Hay discos que podrían describirse a la perfección con apenas tres letras en mayúscula, negrita y cuerpo generoso: pop. Hank Idory, debut homónimo del valenciano Juancho Alegrete, es un ejemplo canónico al respecto. Si Hunky Dory, el álbum de Bowie que sirve para bautizar el proyecto, nos acercaría hasta 1971, con este vigoroso soplo de brisa levantina en la cara podemos retrotraernos más lejos en el calendario, hasta los tiempos de Los Brincos o Los Ángeles.

 

No hay aquí ánimo transgresor ni innovador, no se busca el desconcierto en el oyente sino su goce por vía directa: hechuras clásicas, diez canciones en la franja de los tres minutos, una voz tierna y nada engolada, coros canónicos, dulces guitarras acústicas para arropar punteos eléctricos expeditivos, estribillos que se ven venir y se reciben con abierto alborozo. Transcurre en un suspiro este vinilo que explora la familiaridad y la inteligencia descomplicada, que resulta soleado e irresistible incluso para desarrollar la consabida crónica de amor truncado: Gran angular, que abre la colección, no solo carece de dramatismo sino que se vuelve una cálida fuente de contagio con esos vientos soul que también comparecen en Lo mejor de mí, reafirmación de la primera persona para quebrantos sentimentales.
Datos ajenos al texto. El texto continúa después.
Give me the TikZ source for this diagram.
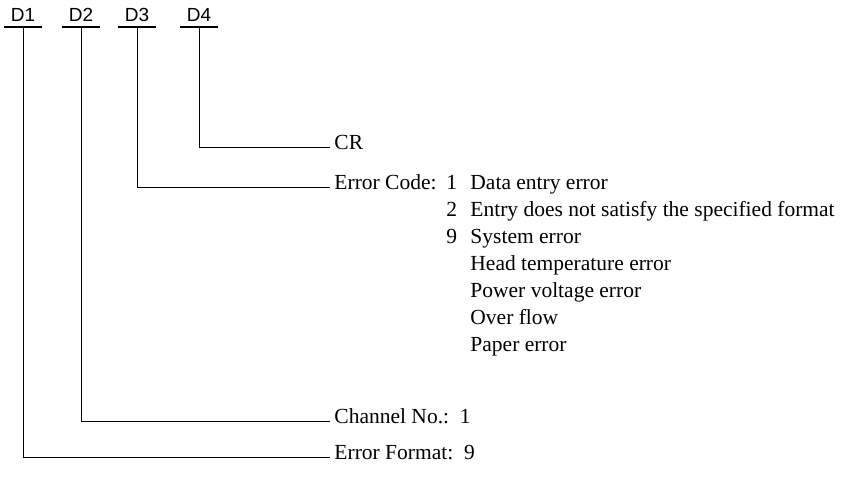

Alegrete explora la candidez de unos versos intencionadamente sencillos y hasta tópicos (“El amor debería llegar a todo el mundo / El amor debería llegar en un segundo”), líneas para interiorizar de una sentada y hacer propias con esa fórmula infalible de luz radiante y tenue nostalgia.

 

Como en la portada, Hank Idory es un álbum limpio y pulcro con una variada pátina de colores como gozoso estallido. Dame una solución o El tiempo siempre miente podrían ser clásicos a poco que los difundamos, igual que Sonodrama encontraría hueco entre los amantes de Cánovas, Rodrigo, Adolfo y Guzmán. Hágase la prueba.